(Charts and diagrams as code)
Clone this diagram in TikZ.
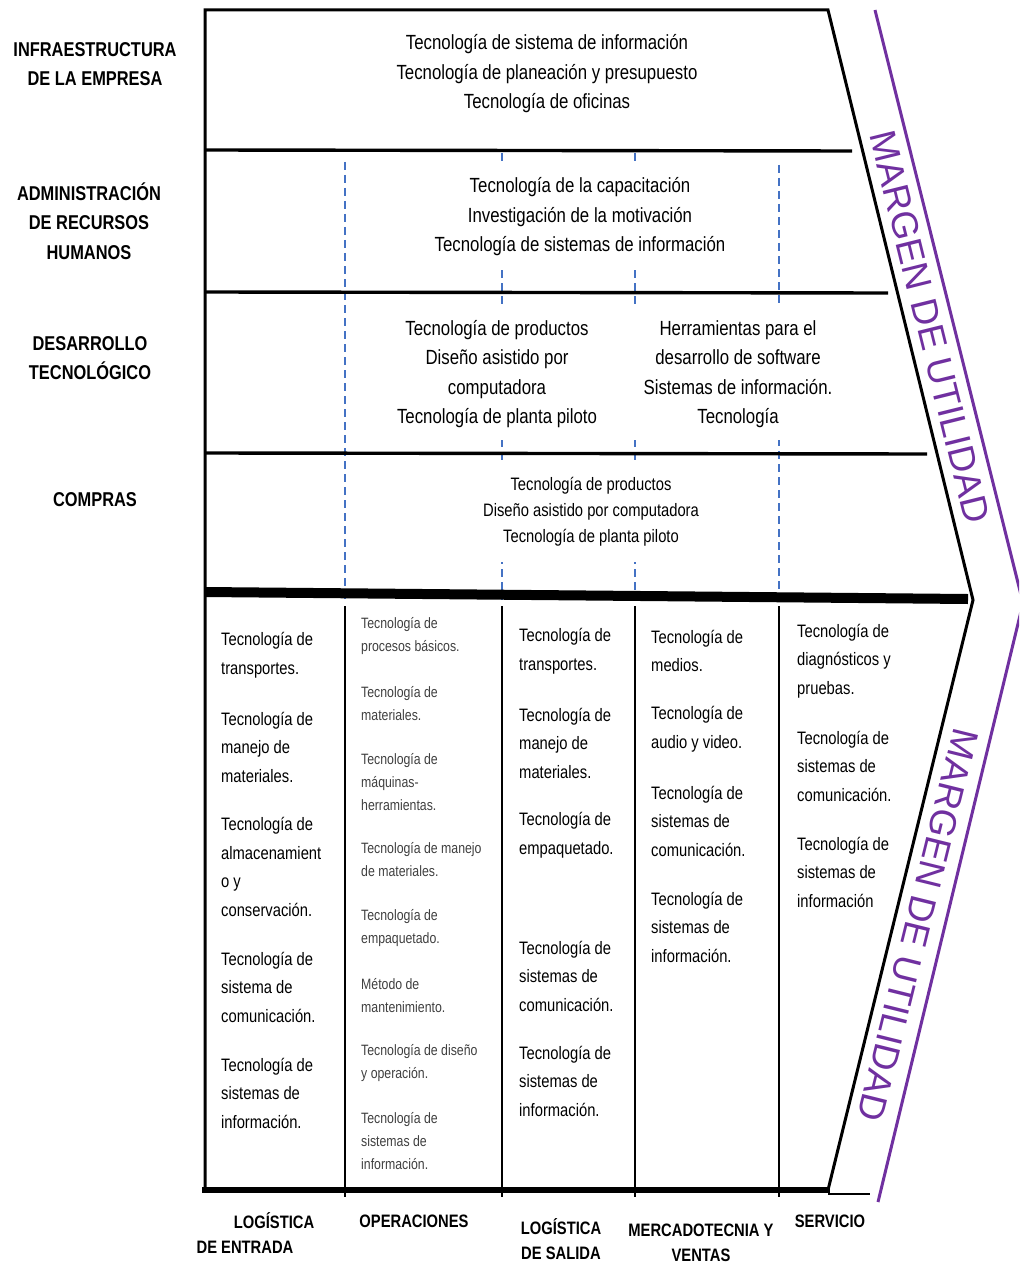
\documentclass[tikz,border=0pt]{standalone}
\usepackage{fontspec}
\setmainfont{Liberation Sans}[FakeStretch=0.82]
\newfontfamily\margenfont{Liberation Sans}
\definecolor{purp}{HTML}{7030A0}
\definecolor{dashblue}{HTML}{4472C4}
\definecolor{lightink}{HTML}{404040}
\begin{document}
\begin{tikzpicture}[x=1pt,y=-1pt,
  dashline/.style={dashblue,line width=1.1pt,dash pattern=on 8pt off 5pt},
  hline/.style={black,line width=3.4pt},
  frame/.style={black,line width=3pt,line join=miter},
  colline/.style={black,line width=2.6pt},
  rowtxt/.style={align=center,font=\fontsize{20.5}{29.5}\selectfont,fill=white,inner xsep=6pt,inner ysep=14pt},
  comptxt/.style={align=center,font=\fontsize{18}{26}\selectfont,fill=white,inner xsep=6pt,inner ysep=16pt},
  coltxt/.style={anchor=west,align=left,inner sep=0pt,font=\fontsize{18}{28.5}\selectfont},
  coltxtsm/.style={anchor=west,align=left,inner sep=0pt,text=lightink,font=\fontsize{15}{23}\selectfont},
  lbl/.style={align=center,inner sep=0pt,font=\bfseries\fontsize{20}{29.5}\selectfont},
  botlbl/.style={align=center,inner sep=0pt,font=\bfseries\fontsize{18}{25}\selectfont},
  margen/.style={text=purp,inner sep=0pt,font=\margenfont\fontsize{37}{40}\selectfont}
]
\useasboundingbox (0,0) rectangle (1019,1265);
\clip (0,0) rectangle (1019,1265);
\fill[white] (0,0) rectangle (1019,1265);

% dashed column guides in the support activities
\foreach \x/\t in {345/162,502/153,635/153,779/165}
  \draw[dashline] (\x,\t) -- (\x,600);

% support activity texts
\node[rowtxt] (infra) at (547,74) {Tecnología de sistema de información\\Tecnología de planeación y presupuesto\\Tecnología de oficinas};
\node[rowtxt] (rrhh) at (580,217) {Tecnología de la capacitación\\Investigación de la motivación\\Tecnología de sistemas de información};
\node[rowtxt,minimum width=234pt,inner ysep=12pt] (desa) at (497,374) {Tecnología de productos\\Diseño asistido por\\computadora\\Tecnología de planta piloto};
\node[rowtxt,minimum width=212pt,inner ysep=12pt] (desb) at (738,374) {Herramientas para el\\desarrollo de software\\Sistemas de información.\\Tecnología};
\node[comptxt] (comp) at (591,512) {Tecnología de productos\\Diseño asistido por computadora\\Tecnología de planta piloto};

% horizontal separators
\draw[hline] (205,150) -- (852,151);
\draw[hline] (205,292) -- (888,293);
\draw[hline] (205,453) -- (927,454);
\draw[black,line width=10pt] (205,592) -- (968,599);

% outline of the chain
\draw[frame] (205,1190) -- (205,10) -- (828,10) -- (973,600) -- (828,1190);
\draw[black,line width=6pt] (202,1190) -- (830,1190);
\draw[black,line width=1.5pt] (828,1194) -- (870,1194);

% primary activity columns
\foreach \x in {345,502,635,779}
  \draw[colline] (\x,606) -- (\x,1197);

% purple margin chevron
\draw[purp,line width=3pt,line join=miter] (875,10) -- (1023,603) -- (878,1202);
\node[margen,rotate=-76.1] (m1) at (930,327) {MARGEN DE UTILIDAD};
\node[margen,rotate=-103.9] (m2) at (918,925) {MARGEN DE UTILIDAD};

% left labels
\node[lbl] (l1) at (95,64) {INFRAESTRUCTURA\\DE LA EMPRESA};
\node[lbl] (l2) at (89,221) {ADMINISTRACIÓN\\DE RECURSOS\\HUMANOS};
\node[lbl] (l3) at (90,358) {DESARROLLO\\TECNOLÓGICO};
\node[lbl] (l4) at (95,500) {COMPRAS};

% bottom labels
\node[botlbl] (b1a) at (274,1221) {LOGÍSTICA};
\node[botlbl] (b1b) at (245,1247) {DE ENTRADA};
\node[botlbl] (b2) at (414,1221) {OPERACIONES};
\node[botlbl] (b3) at (561,1239) {LOGÍSTICA\\DE SALIDA};
\node[botlbl] (b4) at (701,1243) {MERCADOTECNIA Y\\VENTAS};
\node[botlbl] (b5) at (830,1221) {SERVICIO};

% column 1
\node[coltxt] (c1a) at (221,655) {Tecnología de\\transportes.};
\node[coltxt] (c1b) at (221,747) {Tecnología de\\manejo de\\materiales.};
\node[coltxt] (c1c) at (221,867) {Tecnología de\\almacenamient\\o y\\conservación.};
\node[coltxt] (c1d) at (221,987) {Tecnología de\\sistema de\\comunicación.};
\node[coltxt] (c1e) at (221,1093) {Tecnología de\\sistemas de\\información.};

% column 2
\node[coltxtsm] (c2a) at (361,636) {Tecnología de\\procesos básicos.};
\node[coltxtsm] (c2b) at (361,704) {Tecnología de\\materiales.};
\node[coltxtsm] (c2c) at (361,782) {Tecnología de\\máquinas-\\herramientas.};
\node[coltxtsm] (c2d) at (361,860) {Tecnología de manejo\\de materiales.};
\node[coltxtsm] (c2e) at (361,928) {Tecnología de\\empaquetado.};
\node[coltxtsm] (c2f) at (361,996) {Método de\\mantenimiento.};
\node[coltxtsm] (c2g) at (361,1063) {Tecnología de diseño\\y operación.};
\node[coltxtsm] (c2h) at (361,1141) {Tecnología de\\sistemas de\\información.};

% column 3
\node[coltxt] (c3a) at (519,651) {Tecnología de\\transportes.};
\node[coltxt] (c3b) at (519,743) {Tecnología de\\manejo de\\materiales.};
\node[coltxt] (c3c) at (519,835) {Tecnología de\\empaquetado.};
\node[coltxt] (c3d) at (519,976) {Tecnología de\\sistemas de\\comunicación.};
\node[coltxt] (c3e) at (519,1081) {Tecnología de\\sistemas de\\información.};

% column 4
\node[coltxt] (c4a) at (651,651) {Tecnología de\\medios.};
\node[coltxt] (c4b) at (651,729) {Tecnología de\\audio y video.};
\node[coltxt] (c4c) at (651,821) {Tecnología de\\sistemas de\\comunicación.};
\node[coltxt] (c4d) at (651,927) {Tecnología de\\sistemas de\\información.};

% column 5
\node[coltxt] (c5a) at (797,661) {Tecnología de\\diagnósticos y\\pruebas.};
\node[coltxt] (c5b) at (797,766) {Tecnología de\\sistemas de\\comunicación.};
\node[coltxt] (c5c) at (797,872) {Tecnología de\\sistemas de\\información};
\end{tikzpicture}
\end{document}
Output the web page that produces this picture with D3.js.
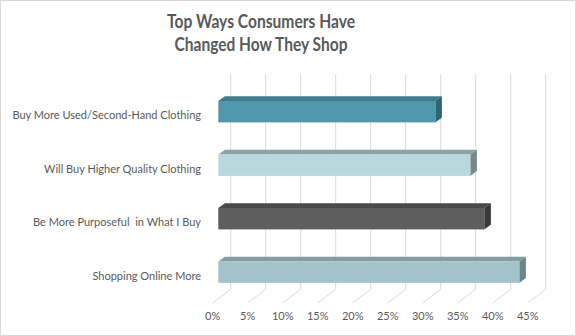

Task to carry out: Using the material above, gather every line that includes "this".

Final answer:
Clone this diagram in TikZ.
Output the web page that produces this picture with D3.js.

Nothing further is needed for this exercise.